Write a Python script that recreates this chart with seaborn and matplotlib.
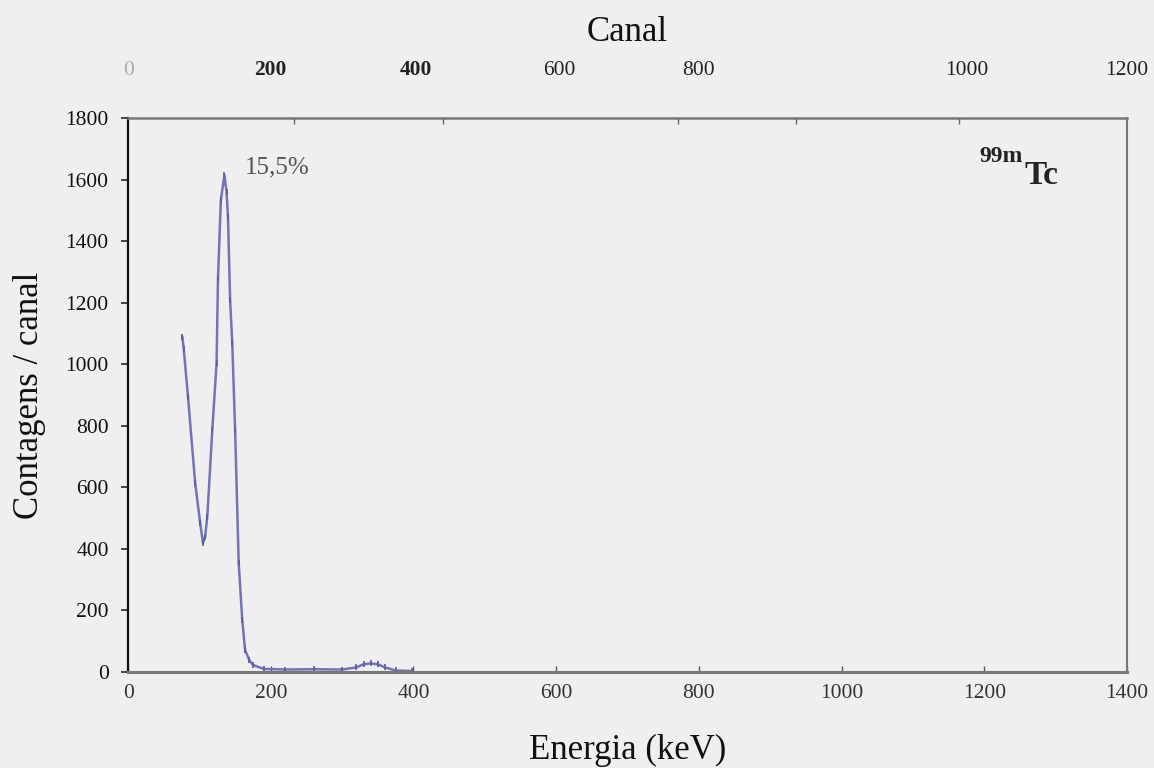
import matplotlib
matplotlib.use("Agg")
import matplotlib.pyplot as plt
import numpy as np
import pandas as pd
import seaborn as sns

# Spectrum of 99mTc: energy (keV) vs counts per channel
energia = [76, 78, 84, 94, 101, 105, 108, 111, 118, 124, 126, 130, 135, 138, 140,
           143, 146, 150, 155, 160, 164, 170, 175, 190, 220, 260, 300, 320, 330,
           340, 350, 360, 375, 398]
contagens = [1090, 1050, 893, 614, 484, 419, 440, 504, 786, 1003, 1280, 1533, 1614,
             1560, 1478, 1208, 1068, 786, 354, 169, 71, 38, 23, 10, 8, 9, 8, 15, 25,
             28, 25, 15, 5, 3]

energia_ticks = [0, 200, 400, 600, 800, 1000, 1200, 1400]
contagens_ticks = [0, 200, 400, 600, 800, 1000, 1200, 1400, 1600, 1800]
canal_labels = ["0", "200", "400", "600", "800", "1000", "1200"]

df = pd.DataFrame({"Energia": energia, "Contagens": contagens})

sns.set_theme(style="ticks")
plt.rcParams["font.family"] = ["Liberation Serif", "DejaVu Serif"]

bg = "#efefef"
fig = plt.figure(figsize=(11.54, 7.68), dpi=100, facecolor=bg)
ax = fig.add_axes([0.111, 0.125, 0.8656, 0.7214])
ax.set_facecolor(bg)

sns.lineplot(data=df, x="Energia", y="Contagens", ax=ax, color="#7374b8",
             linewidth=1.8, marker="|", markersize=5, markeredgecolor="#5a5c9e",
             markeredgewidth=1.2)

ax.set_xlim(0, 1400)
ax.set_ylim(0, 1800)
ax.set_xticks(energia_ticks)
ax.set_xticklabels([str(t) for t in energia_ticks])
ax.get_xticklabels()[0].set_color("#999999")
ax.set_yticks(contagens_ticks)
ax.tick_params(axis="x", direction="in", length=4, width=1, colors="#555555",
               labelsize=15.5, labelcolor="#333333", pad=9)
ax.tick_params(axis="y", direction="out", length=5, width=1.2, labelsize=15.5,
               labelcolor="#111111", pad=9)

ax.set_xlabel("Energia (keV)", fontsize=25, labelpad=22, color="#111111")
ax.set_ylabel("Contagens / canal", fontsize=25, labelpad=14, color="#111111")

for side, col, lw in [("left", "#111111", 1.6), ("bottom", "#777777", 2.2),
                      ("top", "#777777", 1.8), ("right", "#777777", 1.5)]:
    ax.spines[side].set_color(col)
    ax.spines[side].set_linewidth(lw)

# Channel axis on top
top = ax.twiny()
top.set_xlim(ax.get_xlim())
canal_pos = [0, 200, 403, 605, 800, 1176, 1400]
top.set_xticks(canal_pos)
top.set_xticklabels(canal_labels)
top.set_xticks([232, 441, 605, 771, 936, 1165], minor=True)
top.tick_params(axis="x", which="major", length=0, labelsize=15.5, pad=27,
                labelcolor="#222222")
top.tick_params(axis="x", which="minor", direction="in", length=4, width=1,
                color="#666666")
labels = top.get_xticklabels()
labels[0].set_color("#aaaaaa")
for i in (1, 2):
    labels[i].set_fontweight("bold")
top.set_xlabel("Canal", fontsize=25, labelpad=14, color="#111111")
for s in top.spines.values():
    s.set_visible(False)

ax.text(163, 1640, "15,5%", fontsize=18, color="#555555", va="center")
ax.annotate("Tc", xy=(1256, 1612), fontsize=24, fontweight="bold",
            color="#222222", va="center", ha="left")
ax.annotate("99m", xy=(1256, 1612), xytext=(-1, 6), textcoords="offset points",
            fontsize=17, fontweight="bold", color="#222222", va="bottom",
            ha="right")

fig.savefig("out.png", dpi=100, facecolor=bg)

**GIVEN TASK:** Without the pictures, transcribe the listing above exactly.

**TASK OUTPUT:**
Write a Python script that recreates this chart with seaborn and matplotlib.
import matplotlib
matplotlib.use("Agg")
import matplotlib.pyplot as plt
import numpy as np
import pandas as pd
import seaborn as sns

# Spectrum of 99mTc: energy (keV) vs counts per channel
energia = [76, 78, 84, 94, 101, 105, 108, 111, 118, 124, 126, 130, 135, 138, 140,
           143, 146, 150, 155, 160, 164, 170, 175, 190, 220, 260, 300, 320, 330,
           340, 350, 360, 375, 398]
contagens = [1090, 1050, 893, 614, 484, 419, 440, 504, 786, 1003, 1280, 1533, 1614,
             1560, 1478, 1208, 1068, 786, 354, 169, 71, 38, 23, 10, 8, 9, 8, 15, 25,
             28, 25, 15, 5, 3]

energia_ticks = [0, 200, 400, 600, 800, 1000, 1200, 1400]
contagens_ticks = [0, 200, 400, 600, 800, 1000, 1200, 1400, 1600, 1800]
canal_labels = ["0", "200", "400", "600", "800", "1000", "1200"]

df = pd.DataFrame({"Energia": energia, "Contagens": contagens})

sns.set_theme(style="ticks")
plt.rcParams["font.family"] = ["Liberation Serif", "DejaVu Serif"]

bg = "#efefef"
fig = plt.figure(figsize=(11.54, 7.68), dpi=100, facecolor=bg)
ax = fig.add_axes([0.111, 0.125, 0.8656, 0.7214])
ax.set_facecolor(bg)

sns.lineplot(data=df, x="Energia", y="Contagens", ax=ax, color="#7374b8",
             linewidth=1.8, marker="|", markersize=5, markeredgecolor="#5a5c9e",
             markeredgewidth=1.2)

ax.set_xlim(0, 1400)
ax.set_ylim(0, 1800)
ax.set_xticks(energia_ticks)
ax.set_xticklabels([str(t) for t in energia_ticks])
ax.get_xticklabels()[0].set_color("#999999")
ax.set_yticks(contagens_ticks)
ax.tick_params(axis="x", direction="in", length=4, width=1, colors="#555555",
               labelsize=15.5, labelcolor="#333333", pad=9)
ax.tick_params(axis="y", direction="out", length=5, width=1.2, labelsize=15.5,
               labelcolor="#111111", pad=9)

ax.set_xlabel("Energia (keV)", fontsize=25, labelpad=22, color="#111111")
ax.set_ylabel("Contagens / canal", fontsize=25, labelpad=14, color="#111111")

for side, col, lw in [("left", "#111111", 1.6), ("bottom", "#777777", 2.2),
                      ("top", "#777777", 1.8), ("right", "#777777", 1.5)]:
    ax.spines[side].set_color(col)
    ax.spines[side].set_linewidth(lw)

# Channel axis on top
top = ax.twiny()
top.set_xlim(ax.get_xlim())
canal_pos = [0, 200, 403, 605, 800, 1176, 1400]
top.set_xticks(canal_pos)
top.set_xticklabels(canal_labels)
top.set_xticks([232, 441, 605, 771, 936, 1165], minor=True)
top.tick_params(axis="x", which="major", length=0, labelsize=15.5, pad=27,
                labelcolor="#222222")
top.tick_params(axis="x", which="minor", direction="in", length=4, width=1,
                color="#666666")
labels = top.get_xticklabels()
labels[0].set_color("#aaaaaa")
for i in (1, 2):
    labels[i].set_fontweight("bold")
top.set_xlabel("Canal", fontsize=25, labelpad=14, color="#111111")
for s in top.spines.values():
    s.set_visible(False)

ax.text(163, 1640, "15,5%", fontsize=18, color="#555555", va="center")
ax.annotate("Tc", xy=(1256, 1612), fontsize=24, fontweight="bold",
            color="#222222", va="center", ha="left")
ax.annotate("99m", xy=(1256, 1612), xytext=(-1, 6), textcoords="offset points",
            fontsize=17, fontweight="bold", color="#222222", va="bottom",
            ha="right")

fig.savefig("out.png", dpi=100, facecolor=bg)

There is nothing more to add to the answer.